Task goal. Search the listing below for the string "this" and show each line that contains it.

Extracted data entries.
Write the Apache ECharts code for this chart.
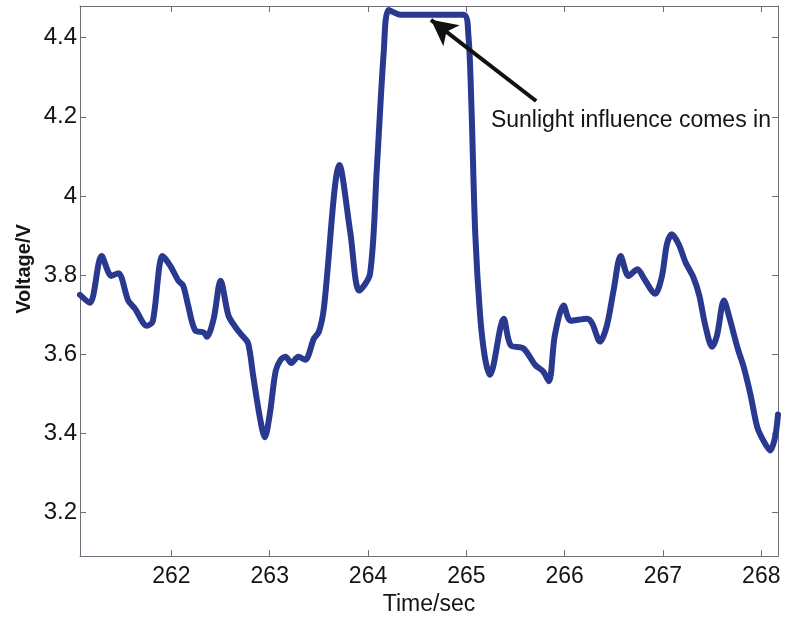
<!DOCTYPE html>
<html>
<head>
<meta charset="utf-8">
<style>
  html, body { margin: 0; padding: 0; background: #fff; }
  #chart { width: 793px; height: 621px; }
</style>
<script src="https://cdn.jsdelivr.net/npm/echarts@6/dist/echarts.min.js"></script>
</head>
<body>
<div id="chart"></div>
<script>
// Sensor voltage trace over time (seconds)
const timeSec = [
  261.07, 261.17, 261.29, 261.39, 261.46, 261.56, 261.63, 261.75, 261.81, 261.91,
  261.99, 262.07, 262.12, 262.17, 262.24, 262.33, 262.36, 262.43, 262.50, 262.58,
  262.65, 262.72, 262.78, 262.83, 262.90, 262.95, 263.00, 263.06, 263.11, 263.16,
  263.22, 263.29, 263.36, 263.45, 263.50, 263.55, 263.71, 263.82, 263.91, 264.02,
  264.09, 264.16, 264.21, 264.33, 264.97, 265.02, 265.05, 265.09, 265.14, 265.19,
  265.24, 265.38, 265.45, 265.58, 265.70, 265.78, 265.84, 265.90, 265.99, 266.06,
  266.23, 266.28, 266.36, 266.43, 266.50, 266.57, 266.65, 266.74, 266.81, 266.92,
  266.99, 267.04, 267.09, 267.16, 267.23, 267.31, 267.37, 267.43, 267.50, 267.55,
  267.62, 267.67, 267.76, 267.82, 267.89, 267.96, 268.03, 268.09, 268.14, 268.17
];
const voltage = [
  3.750, 3.730, 3.848, 3.798, 3.805, 3.736, 3.715, 3.672, 3.683, 3.848,
  3.823, 3.786, 3.773, 3.723, 3.661, 3.655, 3.644, 3.690, 3.786, 3.698,
  3.669, 3.647, 3.628, 3.548, 3.440, 3.390, 3.448, 3.557, 3.586, 3.594,
  3.578, 3.594, 3.586, 3.640, 3.657, 3.715, 4.078, 3.907, 3.761, 3.803,
  4.073, 4.365, 4.470, 4.458, 4.458, 4.408, 4.240, 3.908, 3.698, 3.590,
  3.548, 3.690, 3.623, 3.615, 3.573, 3.557, 3.532, 3.648, 3.723, 3.685,
  3.690, 3.678, 3.632, 3.673, 3.765, 3.848, 3.798, 3.815, 3.790, 3.753,
  3.798, 3.878, 3.903, 3.878, 3.832, 3.794, 3.748, 3.673, 3.619, 3.648,
  3.736, 3.698, 3.615, 3.569, 3.498, 3.415, 3.378, 3.357, 3.390, 3.448
];
const xTicks = [262, 263, 264, 265, 266, 267, 268];
const yTicks = [3.2, 3.4, 3.6, 3.8, 4.0, 4.2, 4.4];

// Annotation: arrow from the note towards the saturated plateau
const noteText = 'Sunlight influence comes in';
const arrowTail = [265.71, 4.24];
const arrowHead = [264.64, 4.445];
const noteAnchor = [265.25, 4.19];

const X_MIN = 261.07, X_MAX = 268.17, Y_MIN = 3.09, Y_MAX = 4.48;
const FONT = '"Liberation Sans", Arial, sans-serif';
const INK = '#141414';
const FRAME = '#6e6e78';

const chart = echarts.init(document.getElementById('chart'), null, { renderer: 'canvas' });

function labelFmt(v) {
  const r = Math.round(v * 10) / 10;
  return Number.isInteger(r) ? String(r) : r.toFixed(1);
}

const tickStyle = { show: true, inside: true, length: 6, lineStyle: { color: FRAME, width: 1 } };
const lineStyleFrame = { show: true, onZero: false, lineStyle: { color: FRAME, width: 1 } };

chart.setOption({
  animation: false,
  backgroundColor: '#fff',
  grid: { left: 80, right: 15, top: 6, bottom: 61, containLabel: false },
  xAxis: [
    {
      type: 'value', position: 'bottom', min: X_MIN, max: X_MAX,
      axisLine: lineStyleFrame,
      axisTick: Object.assign({ customValues: xTicks }, tickStyle),
      axisLabel: { customValues: xTicks, formatter: labelFmt, color: INK, fontFamily: FONT, fontSize: 23, margin: 9 },
      splitLine: { show: false },
      name: 'Time/sec', nameLocation: 'middle', nameGap: 34,
      nameTextStyle: { color: INK, fontFamily: FONT, fontSize: 23 }
    },
    {
      type: 'value', position: 'top', min: X_MIN, max: X_MAX,
      axisLine: lineStyleFrame,
      axisTick: Object.assign({ customValues: xTicks }, tickStyle),
      axisLabel: { show: false },
      splitLine: { show: false }
    }
  ],
  yAxis: [
    {
      type: 'value', position: 'left', min: Y_MIN, max: Y_MAX,
      axisLine: lineStyleFrame,
      axisTick: Object.assign({ customValues: yTicks }, tickStyle),
      axisLabel: { customValues: yTicks, formatter: labelFmt, color: INK, fontFamily: FONT, fontSize: 24, margin: 3 },
      splitLine: { show: false }
    },
    {
      type: 'value', position: 'right', min: Y_MIN, max: Y_MAX,
      axisLine: lineStyleFrame,
      axisTick: Object.assign({ customValues: yTicks }, tickStyle),
      axisLabel: { show: false },
      splitLine: { show: false }
    }
  ],
  series: [
    {
      type: 'line',
      xAxisIndex: 0, yAxisIndex: 0,
      data: timeSec.map((t, i) => [t, voltage[i]]),
      showSymbol: false,
      smooth: 0.3,
      clip: true,
      lineStyle: { color: '#2a3990', width: 6, cap: 'round', join: 'round' },
      emphasis: { disabled: true },
      markLine: {
        silent: true,
        animation: false,
        label: { show: false },
        emphasis: { disabled: true },
        lineStyle: { color: '#111', width: 4, type: 'solid' },
        data: [[
          { coord: arrowTail, symbol: 'none' },
          { coord: arrowHead, symbol: 'arrow', symbolSize: [20, 26] }
        ]]
      }
    }
  ]
});

// Place the note text and the rotated y-axis title
const notePx = chart.convertToPixel({ xAxisIndex: 0, yAxisIndex: 0 }, noteAnchor);
chart.setOption({
  graphic: [
    {
      type: 'text', left: notePx[0], top: notePx[1] - 12,
      style: { text: noteText, fill: INK, font: '23px ' + FONT }
    },
    {
      type: 'text', x: 24, y: 269, rotation: Math.PI / 2,
      style: { text: 'Voltage/V', fill: INK, font: 'bold 20px ' + FONT, align: 'center', verticalAlign: 'middle' }
    }
  ]
});
</script>
</body>
</html>
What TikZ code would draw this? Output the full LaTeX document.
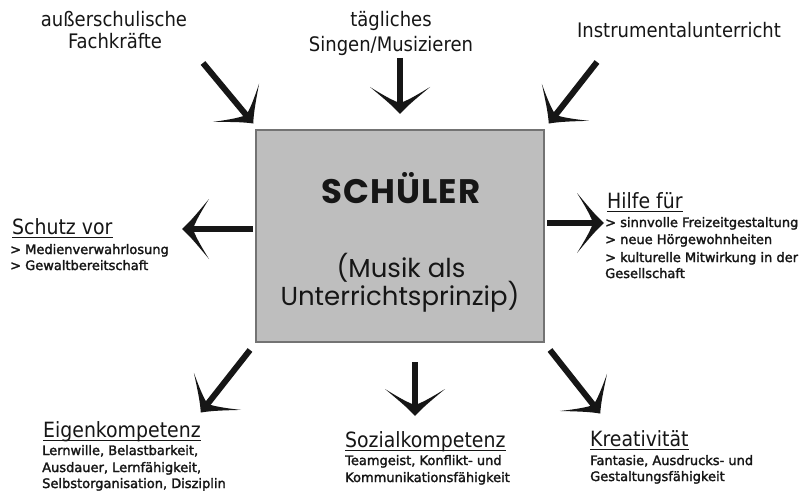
\documentclass[tikz,border=0pt]{standalone}
\usepackage{fontspec}
\setmainfont{DejaVu Sans Condensed}
\newfontfamily\smallfont[FakeBold=2]{DejaVu Sans}
\newfontfamily\boxfont{Poppins}
\usetikzlibrary{decorations.markings}
\definecolor{boxfill}{RGB}{190,190,190}
\definecolor{boxline}{RGB}{115,115,115}
\definecolor{ink}{RGB}{22,22,22}
\tikzset{
  fatarrow/.style={draw=ink, line width=6pt, shorten >=8pt,
    postaction={decorate, decoration={markings, mark=at position 1 with {%
      \fill[ink] (2,0) .. controls (-6,7) and (-15,18) .. (-25,30)
        .. controls (-15,14) and (-11,6) .. (-9,0)
        .. controls (-11,-6) and (-15,-14) .. (-25,-30)
        .. controls (-15,-18) and (-6,-7) .. (2,0) -- cycle;}}}},
  toplabel/.style={font=\fontsize{20}{24}\selectfont, text=ink, inner sep=0pt, anchor=base},
  heading/.style={font=\fontsize{21}{25}\selectfont, text=ink, inner sep=0pt, anchor=base west, text depth=3.5pt},
  small/.style={font=\smallfont\fontsize{13}{16}\selectfont, text=ink, inner sep=0pt, anchor=base west},
  uline/.style={draw=ink, line width=1.3pt},
  box/.style={draw=boxline, fill=boxfill, line width=1.5pt, minimum width=288pt, minimum height=212pt, inner sep=0pt},
  boxbig/.style={font=\boxfont\bfseries\fontsize{34}{38}\selectfont\addfontfeature{LetterSpace=3}, text=ink, inner sep=0pt, anchor=base},
  boxtxt/.style={font=\boxfont\fontsize{26}{30}\selectfont, text=ink, inner sep=0pt, anchor=base},
}
\begin{document}
\begin{tikzpicture}[x=1pt, y=-1pt]
\useasboundingbox (0,0) rectangle (803,492);
\fill[white] (0,0) rectangle (803,492);

% central box
\node[box] (box) at (400,236) {};
\node[boxbig] (schueler) at (401,203) {SCHÜLER};
\node[boxtxt] (musik1) at (401,277) {(Musik als};
\node[boxtxt] (musik2) at (400,305) {Unterrichtsprinzip)};

% top labels
\node[toplabel] (ta1) at (114,27) {außerschulische};
\node[toplabel] (ta2) at (115,49) {Fachkräfte};
\node[toplabel] (tb1) at (391,27) {tägliches};
\node[toplabel] (tb2) at (391,52) {Singen/Musizieren};
\node[toplabel] (tc1) at (679,38) {Instrumentalunterricht};

% arrow end points
\coordinate (tlS) at (203,63);  \coordinate (tlE) at (252,122);
\coordinate (tcS) at (400,58);  \coordinate (tcE) at (400,112);
\coordinate (trS) at (597,62);  \coordinate (trE) at (550,122);
\coordinate (lS) at (253,229);  \coordinate (lE) at (184,229);
\coordinate (rS) at (547,223);  \coordinate (rE) at (602,223);
\coordinate (blS) at (250,350); \coordinate (blE) at (202,411);
\coordinate (bcS) at (415,362); \coordinate (bcE) at (415,414);
\coordinate (brS) at (550,350); \coordinate (brE) at (599,412);

\draw[fatarrow] (tlS) -- (tlE);
\draw[fatarrow] (tcS) -- (tcE);
\draw[fatarrow] (trS) -- (trE);
\draw[fatarrow] (lS) -- (lE);
\draw[fatarrow] (rS) -- (rE);
\draw[fatarrow] (blS) -- (blE);
\draw[fatarrow] (bcS) -- (bcE);
\draw[fatarrow] (brS) -- (brE);

% left: Schutz vor
\node[heading] (schutz) at (12,234) {Schutz vor};
\draw[uline] (schutz.south west) -- (schutz.south east);
\node[small] (s1) at (10,254) {> Medienverwahrlosung};
\node[small] (s2) at (10,270) {> Gewaltbereitschaft};

% right: Hilfe für
\node[heading] (hilfe) at (607,208) {Hilfe für};
\draw[uline] (hilfe.south west) -- (hilfe.south east);
\node[small] (h1) at (605,227) {> sinnvolle Freizeitgestaltung};
\node[small] (h2) at (605,244) {> neue Hörgewohnheiten};
\node[small] (h3) at (605,262) {> kulturelle Mitwirkung in der};
\node[small] (h4) at (605,278) {Gesellschaft};

% bottom left: Eigenkompetenz
\node[heading] (eigen) at (43,437) {Eigenkompetenz};
\draw[uline] (eigen.south west) -- (eigen.south east);
\node[small] (e1) at (42,455) {Lernwille, Belastbarkeit,};
\node[small] (e2) at (42,472) {Ausdauer, Lernfähigkeit,};
\node[small] (e3) at (42,488) {Selbstorganisation, Disziplin};

% bottom center: Sozialkompetenz
\node[heading] (sozial) at (345,447) {Sozialkompetenz};
\draw[uline] (sozial.south west) -- (sozial.south east);
\node[small] (z1) at (345,465) {Teamgeist, Konflikt- und};
\node[small] (z2) at (345,482) {Kommunikationsfähigkeit};

% bottom right: Kreativität
\node[heading] (kreativ) at (590,446) {Kreativität};
\draw[uline] (kreativ.south west) -- (kreativ.south east);
\node[small] (k1) at (590,465) {Fantasie, Ausdrucks- und};
\node[small] (k2) at (590,481) {Gestaltungsfähigkeit};
\end{tikzpicture}
\end{document}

Output of the exercise.
Write the Apache ECharts code for this chart.
What TikZ code would draw this? Output the full LaTeX document.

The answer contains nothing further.